Laura K Wise April 2018 Headshot.JPG

 

Hi, I'm Laura and welcome to my blog. I write and speak about all things social impact. If you work in the social impact space as well, I’d love to connect with you!

3 Steps to Move Your D&I Strategy From Talk to Action

3 Steps to Move Your D&I Strategy From Talk to Action

Today's conversations about diversity are slowly growing more authentic and are expanding to include the topics of inclusion and equity as well.

Growing interest in diversity and inclusion within the business community is no coincidence: Studies show that a strong D&I strategy can improve a company’s bottom line and boost innovation. After all, if an organization succeeds at including people of varied backgrounds, any risk of group-think and tunnel vision, which hamper overall performance, can be avoided.

This requires us to collectively move diversity and inclusion talk from conversation to action. To that end, here are three strategies to kickstart your organization’s program into high gear. With thoughtful action at the core of your company’s D&I plan, your organization has the potential to create a workplace culture where all employees feel valued and proud to be a part of the team.

Hire and Provide Resources for a Chief Diversity Officer

A recent survey found that in organizations where D&I is a business priority, 75 percent of respondents agreed their employer set them up for their highest level of performance; that figure drops to 43 percent for those working at organizations with a more reactive approach to D&I.

Findings like these prove that diversity, inclusion and equity are not a “nice to have”—they are an imperative to the growth and success of a business. Yet less than half of all Fortune 500 companies have a chief diversity officer (CDO), and executive surveys indicate that D&I ranks consistently low on lists of business priorities.

Not only should every company have a CDO, but more importantly, companies must ensure these leaders—and their teams—are fully resourced and have the CEO’s full support. Research shows that for a CDO, support in every way is the key; buy-in from leadership, access to the data needed to make changes, as well as the understanding that D&I is a top priority for the company. If D&I isn’t integrated into broader business goals, CDOs will face an uphill battle.

Create New Pipelines to Recruit Diverse Employees

A focus on D&I is a focus on the importance of company culture. To build and maintain a forward-thinking and inclusive culture in a rapidly changing environment, companies should create pipeline programs for future candidates, while simultaneously investing in the diverse talent they already have.

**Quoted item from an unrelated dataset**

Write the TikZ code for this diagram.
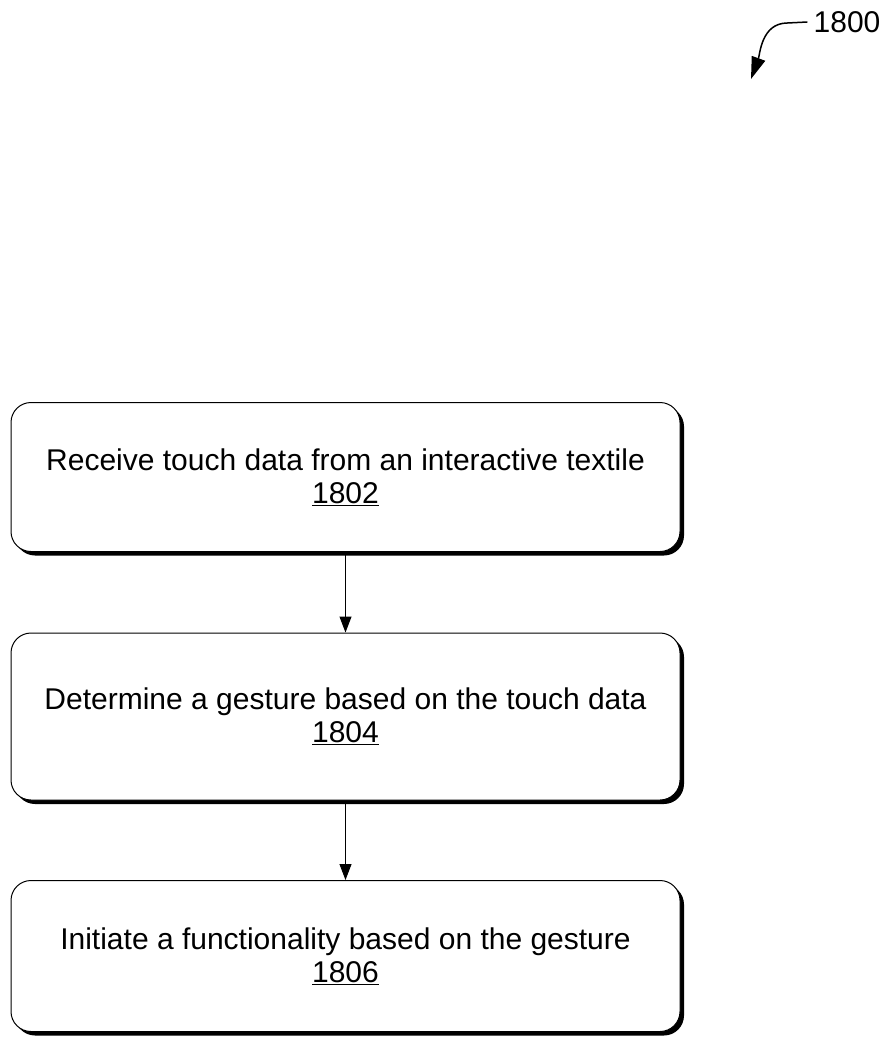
\documentclass[tikz,border=0pt]{standalone}
\usepackage{fontspec}
\setmainfont{Liberation Sans}
\usetikzlibrary{positioning}
\usetikzlibrary{shadows}
\usetikzlibrary{arrows.meta}

\tikzset{
  stepbox/.style={draw=black, line width=1pt, fill=white, rounded corners=20pt,
    align=center, minimum width=669pt, inner sep=0pt,
    font=\fontsize{30}{33}\selectfont,
    drop shadow={shadow xshift=4pt, shadow yshift=-4pt, fill=black, opacity=1}},
  flow/.style={line width=1pt, -{Triangle[length=16pt, width=12pt]}},
}

\begin{document}
\begin{tikzpicture}[x=1pt, y=-1pt]
		\useasboundingbox (0,0) rectangle (887,1038);
		\node (1802) [stepbox, minimum height=149pt] at (345.5,477)  {Receive touch data from an interactive textile\\\underline{1802}};
		\node (1804) [stepbox, minimum height=167pt] at (345.5,716.5)  {Determine a gesture based on the touch data\\\underline{1804}};
		\node (1806) [stepbox, minimum height=151pt] at (345.5,956)  {Initiate a functionality based on the gesture\\\underline{1806}};
		\draw [flow] (1802) to (1804);
		\draw [flow] (1804) to (1806);
		% figure number with its hooked arrow
		\node (1800) [font=\fontsize{30}{33}\selectfont, inner sep=0pt] at (847,22)  {1800};
		\coordinate (tip) at (751,79);
		\draw [line width=1.5pt, -{Triangle[length=22pt, width=14pt]}] ([xshift=-6pt]1800.west) -- ++(-20,1) to[out=180,in=70] (tip);
\end{tikzpicture}
\end{document}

In order for D&I to work, companies must be committed to recruiting diverse candidates with the skills and backgrounds needed to fill available positions. If you think you can’t find qualified candidates with diverse backgrounds, you aren't looking in the right places—and you aren’t looking hard enough. It’s crucial to meet talent where they are, and business school career fairs are not the only place to find the talent you need.

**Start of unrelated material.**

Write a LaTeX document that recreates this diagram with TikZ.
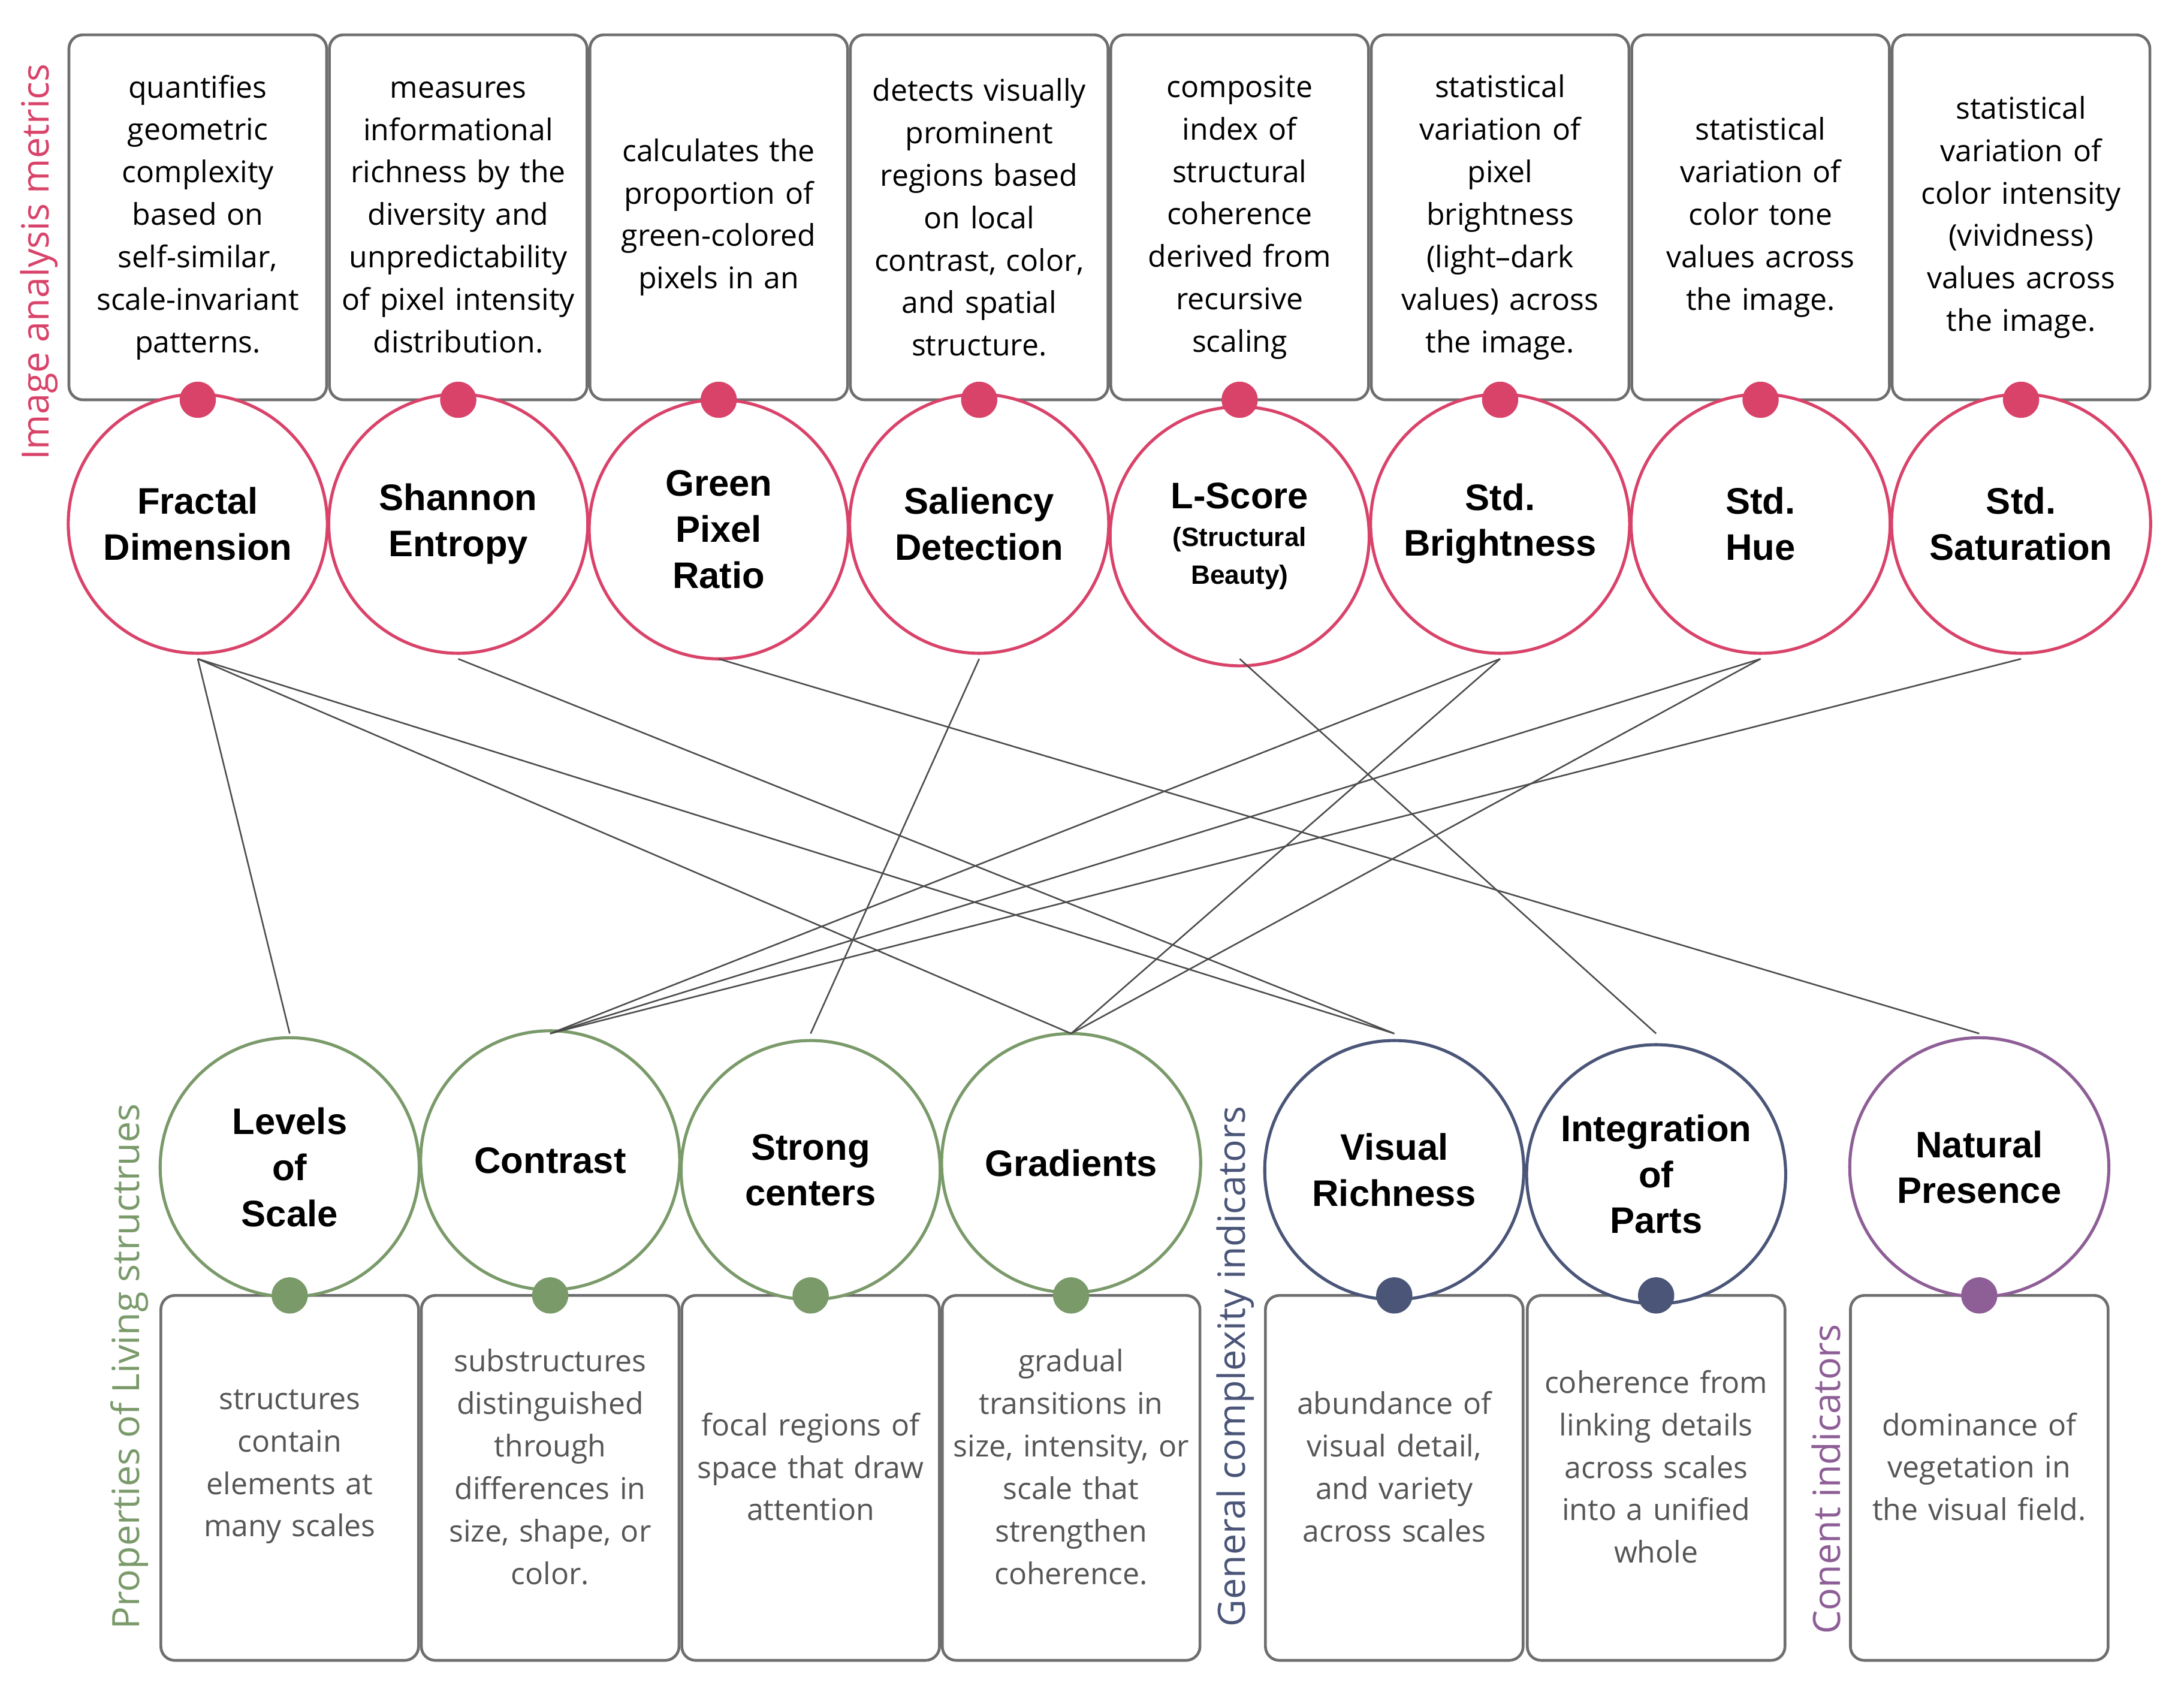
\documentclass[tikz,border=0pt]{standalone}
\usepackage{fontspec}
\setmainfont{Open Sans}
\newfontfamily\lab{Liberation Sans}
\definecolor{pk}{HTML}{D9436A}
\definecolor{gr}{HTML}{7A9A6A}
\definecolor{nv}{HTML}{4A5578}
\definecolor{pu}{HTML}{8E5E96}
\definecolor{bx}{HTML}{6E6E6E}
\definecolor{tx}{HTML}{555555}
\begin{document}
\begin{tikzpicture}[x=1pt,y=-1pt,
 box/.style={draw=bx,line width=2pt,rounded corners=10pt,minimum width=185pt,minimum height=262pt,inner sep=0pt},
 btxt/.style={align=center,font=\fontsize{21.5}{30.5}\selectfont,text width=182pt},
 circ/.style={circle,draw=#1,line width=2.2pt,fill=white,minimum size=186pt,inner sep=0pt,align=center,font=\lab\bfseries\fontsize{26.5}{33}\selectfont},
 dot/.style={circle,fill=#1,minimum size=26pt,inner sep=0pt},
 ln/.style={draw=black!70,line width=1.1pt}]
\useasboundingbox (0,0) rectangle (1568,1219);
% top
\foreach \i/\x/\t in {1/142/{quantifies\\geometric\\complexity\\based on\\self-similar,\\scale-invariant\\patterns.},
 2/329/{measures\\informational\\richness by the\\diversity and\\unpredictability\\of pixel intensity\\distribution.},
 3/516/{calculates the\\proportion of\\green-colored\\pixels in an},
 4/703/{detects visually\\prominent\\regions based\\on local\\contrast, color,\\and spatial\\structure.},
 5/890/{composite\\index of\\structural\\coherence\\derived from\\recursive\\scaling},
 6/1077/{statistical\\variation of\\pixel\\brightness\\(light--dark\\values) across\\the image.},
 7/1264/{statistical\\variation of\\color tone\\values across\\the image.},
 8/1451/{statistical\\variation of\\color intensity\\(vividness)\\values across\\the image.}}{
 \node[box] (tb\i) at (\x,156) {};
 \node[btxt] (tt\i) at (\x,156) {\t};
}
\node[circ=pk] (m1) at (142,376) {Fractal\\Dimension};
\node[circ=pk] (m2) at (329,376) {Shannon\\Entropy};
\node[circ=pk] (m3) at (516,380) {Green\\Pixel\\Ratio};
\node[circ=pk] (m4) at (703,376) {Saliency\\Detection};
\node[circ=pk,font=\lab\bfseries\fontsize{19}{27}\selectfont] (m5) at (890,385) {\fontsize{26.5}{33}\selectfont L-Score\\(Structural\\Beauty)};
\node[circ=pk] (m6) at (1077,376) {Std.\\Brightness};
\node[circ=pk] (m7) at (1264,376) {Std.\\Hue};
\node[circ=pk] (m8) at (1451,376) {Std.\\Saturation};
\foreach \i/\x in {1/142,2/329,3/516,4/703,5/890,6/1077,7/1264,8/1451}
 \node[dot=pk] (md\i) at (\x,287) {};
% bottom
\foreach \i/\x/\t in {1/208/{structures\\contain\\elements at\\many scales},
 2/395/{substructures\\distinguished\\through\\differences in\\size, shape, or\\color.},
 3/582/{focal regions of\\space that draw\\attention},
 4/769/{gradual\\transitions in\\size, intensity, or\\scale that\\strengthen\\coherence.},
 5/1001/{abundance of\\visual detail,\\and variety\\across scales},
 6/1189/{coherence from\\linking details\\across scales\\into a unified\\whole},
 7/1421/{dominance of\\vegetation in\\the visual field.}}{
 \node[box] (bb\i) at (\x,1061) {};
 \node[btxt,text=tx] (bt\i) at (\x,1053) {\t};
}
\node[circ=gr] (p1) at (208,838) {Levels\\of\\Scale};
\node[circ=gr] (p2) at (395,833) {Contrast};
\node[circ=gr] (p3) at (582,840) {Strong\\centers};
\node[circ=gr] (p4) at (769,835) {Gradients};
\node[circ=nv] (p5) at (1001,840) {Visual\\Richness};
\node[circ=nv] (p6) at (1189,843) {Integration\\of\\Parts};
\node[circ=pu] (p7) at (1421,838) {Natural\\Presence};
\foreach \i/\x/\c in {1/208/gr,2/395/gr,3/582/gr,4/769/gr,5/1001/nv,6/1189/nv,7/1421/pu}
 \node[dot=\c] (pd\i) at (\x,930) {};
% connectors
\foreach \a/\b in {1/1,1/4,1/5,2/5,3/7,4/3,5/6,6/2,6/4,7/2,7/4,8/2}
 \draw[ln] (md\a |- 0,473) coordinate (c\a\b) -- (pd\b |- 0,742);
% side labels
\node[rotate=90,text=pk,font=\fontsize{27}{30}\selectfont] (s1) at (28,188) {Image analysis metrics};
\node[rotate=90,text=gr,font=\fontsize{27}{30}\selectfont] (s2) at (93,981) {Properties of Living structrues};
\node[rotate=90,text=nv,font=\fontsize{27}{30}\selectfont] (s3) at (887,981) {General complexity indicators};
\node[rotate=90,text=pu,font=\fontsize{27}{30}\selectfont] (s4) at (1311,1062) {Conent indicators};
\end{tikzpicture}
\end{document}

For example, one upcoming study suggests companies would be wise to look toward current and former military personnel as part of their labor pools. Military personnel learn valuable STEM-related skills such as information technology and surveillance, and they tend to be more racially and ethnically diverse than the civilian workforce—particularly among enlisted women.

Ensure Your Efforts Are Measurable

Putting the right people in key roles focused on D&I, as well as creating strategies around how to move forward with D&I planning, only makes a difference if deliverables are attached to goals and data are used to measure progress. Research suggests that data measurement around D&I programs can make or break a company’s efforts, as the effective harnessing of data allows companies to tailor D&I programs toward their specific interests and broader goals.

Furthermore, if companies are serious about moving the needle on D&I, executives should be measured based on how they as leaders are fostering a diverse and inclusive environment. If boards across the country, and the world, incorporated inclusion efforts when considering executive pay, we would likely see movement in the right direction.

The Bottom Line

D&I isn’t a buzzword: It has a direct and measurable impact on the bottom line. Millennials are beginning to take on leadership roles in their companies, followed by Gen Z, the most racially and ethnically diverse generation yet. Both groups bring with them into the workplace the inclusive mindsets they’ve developed growing up in what has become a more diverse America—and they’re not afraid to speak out against injustice.

As these generations come of age, the future of business will depend on an action-focused D&I strategy in which leaders think critically—not only about diversifying the workforce, but making it an inclusive and equitable space as well. No plan or organization will be perfect, but we all can—and should—strive to create environments where people can bring their whole identities to work and see an opportunity to thrive there.